Equivalence, or the concept that one jurisdiction’s regulatory or supervisory regime is of an equivalent standard to that which applies in another jurisdiction, may serve as one of the solutions. It allows the authorities in one jurisdiction to rely on supervised entities’ compliance with equivalent rules in another jurisdiction. Applied in the Brexit case, it would allow the UK to retain some privileged rights to access the EU market in certain areas. Still, this privilege could become conditional on other concessions from the UK in the trade negotiations such as fishing.

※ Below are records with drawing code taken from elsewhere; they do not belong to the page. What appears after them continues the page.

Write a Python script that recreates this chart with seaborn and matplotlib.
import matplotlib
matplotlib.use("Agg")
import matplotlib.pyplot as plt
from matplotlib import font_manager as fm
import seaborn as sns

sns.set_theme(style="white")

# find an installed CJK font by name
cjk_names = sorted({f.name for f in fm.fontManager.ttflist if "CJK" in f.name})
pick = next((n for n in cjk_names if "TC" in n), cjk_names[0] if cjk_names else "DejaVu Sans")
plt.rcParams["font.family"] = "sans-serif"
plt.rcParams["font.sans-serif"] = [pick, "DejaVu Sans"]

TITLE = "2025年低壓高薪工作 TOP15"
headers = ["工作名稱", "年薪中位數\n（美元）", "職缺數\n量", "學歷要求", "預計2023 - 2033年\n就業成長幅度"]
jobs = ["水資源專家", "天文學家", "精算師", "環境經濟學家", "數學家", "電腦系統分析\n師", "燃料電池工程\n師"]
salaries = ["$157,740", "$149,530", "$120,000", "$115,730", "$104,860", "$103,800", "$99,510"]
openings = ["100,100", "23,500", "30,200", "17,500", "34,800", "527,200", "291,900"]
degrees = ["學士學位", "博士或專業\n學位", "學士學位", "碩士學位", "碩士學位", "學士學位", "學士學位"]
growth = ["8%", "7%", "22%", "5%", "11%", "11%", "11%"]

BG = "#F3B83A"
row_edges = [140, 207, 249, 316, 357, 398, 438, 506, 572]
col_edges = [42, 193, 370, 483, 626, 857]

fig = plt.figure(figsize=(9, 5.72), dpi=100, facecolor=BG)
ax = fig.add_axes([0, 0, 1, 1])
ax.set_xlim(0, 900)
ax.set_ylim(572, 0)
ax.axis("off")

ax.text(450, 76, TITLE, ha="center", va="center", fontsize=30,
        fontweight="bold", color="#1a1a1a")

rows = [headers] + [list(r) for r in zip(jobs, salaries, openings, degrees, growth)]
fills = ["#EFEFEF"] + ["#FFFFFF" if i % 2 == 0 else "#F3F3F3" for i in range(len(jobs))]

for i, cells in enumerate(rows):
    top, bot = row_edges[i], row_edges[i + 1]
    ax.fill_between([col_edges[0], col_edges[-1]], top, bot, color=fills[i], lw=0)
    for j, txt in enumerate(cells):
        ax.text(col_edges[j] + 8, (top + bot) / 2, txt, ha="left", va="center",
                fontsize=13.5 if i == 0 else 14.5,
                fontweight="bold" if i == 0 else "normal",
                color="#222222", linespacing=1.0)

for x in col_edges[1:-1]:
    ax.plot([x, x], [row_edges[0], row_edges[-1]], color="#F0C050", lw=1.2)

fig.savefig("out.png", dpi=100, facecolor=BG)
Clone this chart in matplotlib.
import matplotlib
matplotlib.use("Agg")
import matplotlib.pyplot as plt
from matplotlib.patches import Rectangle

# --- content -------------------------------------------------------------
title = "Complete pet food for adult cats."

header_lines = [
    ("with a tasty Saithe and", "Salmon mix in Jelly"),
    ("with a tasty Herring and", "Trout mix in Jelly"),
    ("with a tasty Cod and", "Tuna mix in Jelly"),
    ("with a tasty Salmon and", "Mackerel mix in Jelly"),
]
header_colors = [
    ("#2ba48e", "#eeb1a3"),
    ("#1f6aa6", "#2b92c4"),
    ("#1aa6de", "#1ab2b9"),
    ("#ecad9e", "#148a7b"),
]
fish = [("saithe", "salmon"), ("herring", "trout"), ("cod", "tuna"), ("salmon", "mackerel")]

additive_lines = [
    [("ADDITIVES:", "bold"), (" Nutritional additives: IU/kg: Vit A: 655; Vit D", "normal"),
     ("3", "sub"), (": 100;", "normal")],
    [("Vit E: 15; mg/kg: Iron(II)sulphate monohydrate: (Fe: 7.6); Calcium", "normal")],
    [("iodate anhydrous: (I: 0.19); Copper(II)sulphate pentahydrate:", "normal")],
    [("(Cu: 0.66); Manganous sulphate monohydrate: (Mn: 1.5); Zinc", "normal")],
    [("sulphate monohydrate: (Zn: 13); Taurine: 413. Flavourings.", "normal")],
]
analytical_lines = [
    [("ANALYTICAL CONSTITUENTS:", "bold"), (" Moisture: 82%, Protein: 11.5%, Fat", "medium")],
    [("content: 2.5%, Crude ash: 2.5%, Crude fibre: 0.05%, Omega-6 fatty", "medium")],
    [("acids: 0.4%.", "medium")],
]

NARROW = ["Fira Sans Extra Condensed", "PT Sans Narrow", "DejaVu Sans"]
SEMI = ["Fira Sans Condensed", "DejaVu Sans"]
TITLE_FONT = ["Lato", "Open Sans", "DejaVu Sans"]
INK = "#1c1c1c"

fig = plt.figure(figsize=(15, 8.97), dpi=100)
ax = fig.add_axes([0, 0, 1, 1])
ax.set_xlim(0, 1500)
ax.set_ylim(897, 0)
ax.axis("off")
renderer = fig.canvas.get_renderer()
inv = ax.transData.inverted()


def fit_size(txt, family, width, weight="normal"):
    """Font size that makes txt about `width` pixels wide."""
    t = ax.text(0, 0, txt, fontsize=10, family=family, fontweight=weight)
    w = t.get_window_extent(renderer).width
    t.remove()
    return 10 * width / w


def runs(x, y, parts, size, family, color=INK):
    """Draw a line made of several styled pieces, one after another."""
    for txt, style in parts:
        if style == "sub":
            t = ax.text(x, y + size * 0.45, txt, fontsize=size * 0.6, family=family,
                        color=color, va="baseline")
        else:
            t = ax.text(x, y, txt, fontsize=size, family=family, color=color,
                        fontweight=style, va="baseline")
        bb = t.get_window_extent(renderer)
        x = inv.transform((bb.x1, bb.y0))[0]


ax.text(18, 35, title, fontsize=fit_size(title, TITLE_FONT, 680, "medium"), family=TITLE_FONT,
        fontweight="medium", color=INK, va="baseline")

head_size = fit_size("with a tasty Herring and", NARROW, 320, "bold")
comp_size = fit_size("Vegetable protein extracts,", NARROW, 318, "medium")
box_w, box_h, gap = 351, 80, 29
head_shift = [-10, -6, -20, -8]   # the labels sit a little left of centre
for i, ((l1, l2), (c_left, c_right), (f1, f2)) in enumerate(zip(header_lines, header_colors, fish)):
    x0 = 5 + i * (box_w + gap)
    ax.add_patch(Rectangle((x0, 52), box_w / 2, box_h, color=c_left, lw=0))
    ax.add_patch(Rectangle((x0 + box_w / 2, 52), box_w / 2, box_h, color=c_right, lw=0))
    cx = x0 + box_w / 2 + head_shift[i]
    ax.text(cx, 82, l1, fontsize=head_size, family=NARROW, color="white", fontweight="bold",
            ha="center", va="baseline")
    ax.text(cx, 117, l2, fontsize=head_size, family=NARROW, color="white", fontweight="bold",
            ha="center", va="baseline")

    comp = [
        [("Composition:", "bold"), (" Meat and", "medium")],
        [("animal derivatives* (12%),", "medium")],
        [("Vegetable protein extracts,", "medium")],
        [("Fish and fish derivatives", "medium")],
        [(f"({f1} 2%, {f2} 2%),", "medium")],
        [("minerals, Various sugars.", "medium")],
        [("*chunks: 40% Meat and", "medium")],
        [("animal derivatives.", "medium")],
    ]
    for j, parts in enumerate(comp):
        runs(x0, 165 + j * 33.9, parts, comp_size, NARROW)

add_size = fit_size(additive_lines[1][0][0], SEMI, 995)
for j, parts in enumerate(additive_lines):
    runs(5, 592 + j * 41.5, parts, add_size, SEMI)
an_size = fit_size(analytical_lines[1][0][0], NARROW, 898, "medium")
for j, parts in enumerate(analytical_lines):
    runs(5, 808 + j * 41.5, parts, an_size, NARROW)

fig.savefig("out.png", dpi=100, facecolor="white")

Although the focus remains on the impact of Brexit on financial services in the City of London, given its role as a global financial centre, there are significant clusters of financial services in other UK cities such as Edinburgh, Leeds and Bristol that will also be affected by decisions on issues such as equivalence, regulatory alignment and the ability of UK firms to access the single market. Also, the ease with which closely related professionals such as lawyers are able to travel to the EU for work will be affected. But compared to the City, regional financial clusters may find it harder to adjust to financial services trading relations outside of the single market.
How European producers will be affected
After the United States, the UK is the EU’s biggest export market for goods. With the UK as their second-largest export market, European exporters also need a deal with the UK – most notably car manufacturers. According to official trade figures, road vehicles were the biggest item on the list of EU goods imported into the UK last year. Valued at €53 billion, road vehicles represent almost 20% of all UK goods imports – and around half of all UK’s vehicle imports came from the EU.
Another sector is agriculture, food and drink as the UK is the top destination for the EU’s agri-food exports since 73% of UK agri-food imports come from the EU. Both sides’ pharmaceutical sector will also be affected, especially if a mutual recognition agreement (MRA) on inspections and testing doesn’t become a part of an EU-UK free trade agreement.
Preparing for the Post-Brexit world
The beginning of the next year will bring major changes regardless of the post-Brexit deal’s nature, with tariffs and regulatory red tape kicking in once the country leaves the EU’s Single Market and Customs Union. Jobs will be lost, but jobs will be created. Recent research reports that demand from the EU countries makes around 12% of the final demand for UK goods and services, translating into around 3.3 million jobs. Not all of these jobs are necessarily at risk from Brexit, but in some sectors like financial services, job losses are likely, while in others, Brexit could see an increase in jobs.
While UK businesses need to be as prepared as possible, the final outcome and its implications to business will depend on the specifics of the deal that will replace the current arrangements. Given that the UK economy has grown increasingly reliant on the service sector, both as the main driver of job creation and as a source of export demand, the country’s access to export markets in services will be crucial going forward.